* _What is asked_
Return each line of the data below verbatim; pictures are to be left out.

* _Material_
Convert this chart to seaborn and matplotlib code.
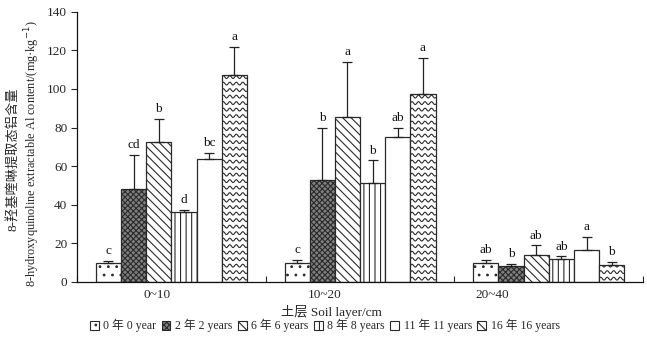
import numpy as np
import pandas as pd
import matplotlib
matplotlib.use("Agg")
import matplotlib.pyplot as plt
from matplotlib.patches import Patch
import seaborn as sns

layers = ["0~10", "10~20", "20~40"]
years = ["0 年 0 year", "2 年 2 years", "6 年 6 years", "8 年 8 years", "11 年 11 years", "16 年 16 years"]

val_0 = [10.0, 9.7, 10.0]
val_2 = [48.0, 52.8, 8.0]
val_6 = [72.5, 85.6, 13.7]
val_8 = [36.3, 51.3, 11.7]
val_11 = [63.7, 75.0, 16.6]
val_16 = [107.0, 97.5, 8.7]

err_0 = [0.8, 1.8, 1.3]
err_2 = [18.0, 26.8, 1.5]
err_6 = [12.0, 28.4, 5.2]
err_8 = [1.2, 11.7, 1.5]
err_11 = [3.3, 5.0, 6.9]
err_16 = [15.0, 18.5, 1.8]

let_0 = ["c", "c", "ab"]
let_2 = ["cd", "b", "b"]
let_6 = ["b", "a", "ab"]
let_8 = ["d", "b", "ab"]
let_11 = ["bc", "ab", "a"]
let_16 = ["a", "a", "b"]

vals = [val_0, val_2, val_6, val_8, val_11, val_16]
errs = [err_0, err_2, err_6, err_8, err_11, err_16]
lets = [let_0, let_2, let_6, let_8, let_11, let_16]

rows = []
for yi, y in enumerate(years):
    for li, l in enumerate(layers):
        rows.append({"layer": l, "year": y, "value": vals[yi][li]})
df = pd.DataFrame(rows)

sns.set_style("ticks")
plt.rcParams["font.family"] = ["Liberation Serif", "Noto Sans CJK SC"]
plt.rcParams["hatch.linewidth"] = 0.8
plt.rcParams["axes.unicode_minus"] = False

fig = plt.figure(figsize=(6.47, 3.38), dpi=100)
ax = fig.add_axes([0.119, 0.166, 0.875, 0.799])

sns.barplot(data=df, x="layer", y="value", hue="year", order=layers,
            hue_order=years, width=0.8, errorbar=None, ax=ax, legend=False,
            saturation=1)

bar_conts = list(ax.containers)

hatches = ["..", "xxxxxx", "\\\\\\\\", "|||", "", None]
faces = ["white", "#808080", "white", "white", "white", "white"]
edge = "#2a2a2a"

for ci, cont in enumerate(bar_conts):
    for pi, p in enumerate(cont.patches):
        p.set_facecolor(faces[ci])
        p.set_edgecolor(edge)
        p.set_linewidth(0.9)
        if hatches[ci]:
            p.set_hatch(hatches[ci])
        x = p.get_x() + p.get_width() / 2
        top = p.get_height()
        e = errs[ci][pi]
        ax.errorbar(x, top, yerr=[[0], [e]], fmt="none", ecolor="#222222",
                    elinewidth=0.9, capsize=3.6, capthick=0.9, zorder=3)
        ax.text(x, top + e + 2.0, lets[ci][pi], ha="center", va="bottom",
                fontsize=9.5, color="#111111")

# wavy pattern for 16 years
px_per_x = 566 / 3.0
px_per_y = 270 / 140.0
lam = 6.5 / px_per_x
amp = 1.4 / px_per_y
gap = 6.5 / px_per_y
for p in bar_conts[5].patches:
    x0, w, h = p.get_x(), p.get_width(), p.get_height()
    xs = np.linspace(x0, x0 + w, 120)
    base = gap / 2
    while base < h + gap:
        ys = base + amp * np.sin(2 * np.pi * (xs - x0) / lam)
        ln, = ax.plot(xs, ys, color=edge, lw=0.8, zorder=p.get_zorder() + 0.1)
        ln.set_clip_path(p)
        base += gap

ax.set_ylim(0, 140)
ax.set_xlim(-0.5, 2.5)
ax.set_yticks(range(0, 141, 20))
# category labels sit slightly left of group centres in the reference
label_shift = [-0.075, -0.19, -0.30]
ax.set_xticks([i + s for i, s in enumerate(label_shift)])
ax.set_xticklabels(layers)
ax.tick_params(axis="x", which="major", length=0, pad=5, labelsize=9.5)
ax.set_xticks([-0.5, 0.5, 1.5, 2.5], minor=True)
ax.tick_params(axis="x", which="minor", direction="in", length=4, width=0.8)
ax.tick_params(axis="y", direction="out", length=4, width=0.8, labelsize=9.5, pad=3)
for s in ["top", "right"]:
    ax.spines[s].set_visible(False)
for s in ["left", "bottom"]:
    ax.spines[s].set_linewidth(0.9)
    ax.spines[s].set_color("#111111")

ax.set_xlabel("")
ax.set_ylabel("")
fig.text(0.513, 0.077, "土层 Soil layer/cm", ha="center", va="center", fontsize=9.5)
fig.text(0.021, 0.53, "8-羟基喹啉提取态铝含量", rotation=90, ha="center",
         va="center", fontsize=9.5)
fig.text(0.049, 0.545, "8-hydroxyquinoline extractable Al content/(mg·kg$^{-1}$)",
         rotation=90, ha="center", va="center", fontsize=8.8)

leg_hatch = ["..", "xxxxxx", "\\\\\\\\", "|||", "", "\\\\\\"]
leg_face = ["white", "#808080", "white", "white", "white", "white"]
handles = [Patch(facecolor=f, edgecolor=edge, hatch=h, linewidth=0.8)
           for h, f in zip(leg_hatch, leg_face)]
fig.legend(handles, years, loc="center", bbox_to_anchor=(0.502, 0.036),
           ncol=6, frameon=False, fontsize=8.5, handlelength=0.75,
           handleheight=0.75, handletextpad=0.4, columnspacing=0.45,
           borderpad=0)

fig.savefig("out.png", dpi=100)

* _Task output_
Convert this chart to seaborn and matplotlib code.
import numpy as np
import pandas as pd
import matplotlib
matplotlib.use("Agg")
import matplotlib.pyplot as plt
from matplotlib.patches import Patch
import seaborn as sns

layers = ["0~10", "10~20", "20~40"]
years = ["0 年 0 year", "2 年 2 years", "6 年 6 years", "8 年 8 years", "11 年 11 years", "16 年 16 years"]

val_0 = [10.0, 9.7, 10.0]
val_2 = [48.0, 52.8, 8.0]
val_6 = [72.5, 85.6, 13.7]
val_8 = [36.3, 51.3, 11.7]
val_11 = [63.7, 75.0, 16.6]
val_16 = [107.0, 97.5, 8.7]

err_0 = [0.8, 1.8, 1.3]
err_2 = [18.0, 26.8, 1.5]
err_6 = [12.0, 28.4, 5.2]
err_8 = [1.2, 11.7, 1.5]
err_11 = [3.3, 5.0, 6.9]
err_16 = [15.0, 18.5, 1.8]

let_0 = ["c", "c", "ab"]
let_2 = ["cd", "b", "b"]
let_6 = ["b", "a", "ab"]
let_8 = ["d", "b", "ab"]
let_11 = ["bc", "ab", "a"]
let_16 = ["a", "a", "b"]

vals = [val_0, val_2, val_6, val_8, val_11, val_16]
errs = [err_0, err_2, err_6, err_8, err_11, err_16]
lets = [let_0, let_2, let_6, let_8, let_11, let_16]

rows = []
for yi, y in enumerate(years):
    for li, l in enumerate(layers):
        rows.append({"layer": l, "year": y, "value": vals[yi][li]})
df = pd.DataFrame(rows)

sns.set_style("ticks")
plt.rcParams["font.family"] = ["Liberation Serif", "Noto Sans CJK SC"]
plt.rcParams["hatch.linewidth"] = 0.8
plt.rcParams["axes.unicode_minus"] = False

fig = plt.figure(figsize=(6.47, 3.38), dpi=100)
ax = fig.add_axes([0.119, 0.166, 0.875, 0.799])

sns.barplot(data=df, x="layer", y="value", hue="year", order=layers,
            hue_order=years, width=0.8, errorbar=None, ax=ax, legend=False,
            saturation=1)

bar_conts = list(ax.containers)

hatches = ["..", "xxxxxx", "\\\\\\\\", "|||", "", None]
faces = ["white", "#808080", "white", "white", "white", "white"]
edge = "#2a2a2a"

for ci, cont in enumerate(bar_conts):
    for pi, p in enumerate(cont.patches):
        p.set_facecolor(faces[ci])
        p.set_edgecolor(edge)
        p.set_linewidth(0.9)
        if hatches[ci]:
            p.set_hatch(hatches[ci])
        x = p.get_x() + p.get_width() / 2
        top = p.get_height()
        e = errs[ci][pi]
        ax.errorbar(x, top, yerr=[[0], [e]], fmt="none", ecolor="#222222",
                    elinewidth=0.9, capsize=3.6, capthick=0.9, zorder=3)
        ax.text(x, top + e + 2.0, lets[ci][pi], ha="center", va="bottom",
                fontsize=9.5, color="#111111")

# wavy pattern for 16 years
px_per_x = 566 / 3.0
px_per_y = 270 / 140.0
lam = 6.5 / px_per_x
amp = 1.4 / px_per_y
gap = 6.5 / px_per_y
for p in bar_conts[5].patches:
    x0, w, h = p.get_x(), p.get_width(), p.get_height()
    xs = np.linspace(x0, x0 + w, 120)
    base = gap / 2
    while base < h + gap:
        ys = base + amp * np.sin(2 * np.pi * (xs - x0) / lam)
        ln, = ax.plot(xs, ys, color=edge, lw=0.8, zorder=p.get_zorder() + 0.1)
        ln.set_clip_path(p)
        base += gap

ax.set_ylim(0, 140)
ax.set_xlim(-0.5, 2.5)
ax.set_yticks(range(0, 141, 20))
# category labels sit slightly left of group centres in the reference
label_shift = [-0.075, -0.19, -0.30]
ax.set_xticks([i + s for i, s in enumerate(label_shift)])
ax.set_xticklabels(layers)
ax.tick_params(axis="x", which="major", length=0, pad=5, labelsize=9.5)
ax.set_xticks([-0.5, 0.5, 1.5, 2.5], minor=True)
ax.tick_params(axis="x", which="minor", direction="in", length=4, width=0.8)
ax.tick_params(axis="y", direction="out", length=4, width=0.8, labelsize=9.5, pad=3)
for s in ["top", "right"]:
    ax.spines[s].set_visible(False)
for s in ["left", "bottom"]:
    ax.spines[s].set_linewidth(0.9)
    ax.spines[s].set_color("#111111")

ax.set_xlabel("")
ax.set_ylabel("")
fig.text(0.513, 0.077, "土层 Soil layer/cm", ha="center", va="center", fontsize=9.5)
fig.text(0.021, 0.53, "8-羟基喹啉提取态铝含量", rotation=90, ha="center",
         va="center", fontsize=9.5)
fig.text(0.049, 0.545, "8-hydroxyquinoline extractable Al content/(mg·kg$^{-1}$)",
         rotation=90, ha="center", va="center", fontsize=8.8)

leg_hatch = ["..", "xxxxxx", "\\\\\\\\", "|||", "", "\\\\\\"]
leg_face = ["white", "#808080", "white", "white", "white", "white"]
handles = [Patch(facecolor=f, edgecolor=edge, hatch=h, linewidth=0.8)
           for h, f in zip(leg_hatch, leg_face)]
fig.legend(handles, years, loc="center", bbox_to_anchor=(0.502, 0.036),
           ncol=6, frameon=False, fontsize=8.5, handlelength=0.75,
           handleheight=0.75, handletextpad=0.4, columnspacing=0.45,
           borderpad=0)

fig.savefig("out.png", dpi=100)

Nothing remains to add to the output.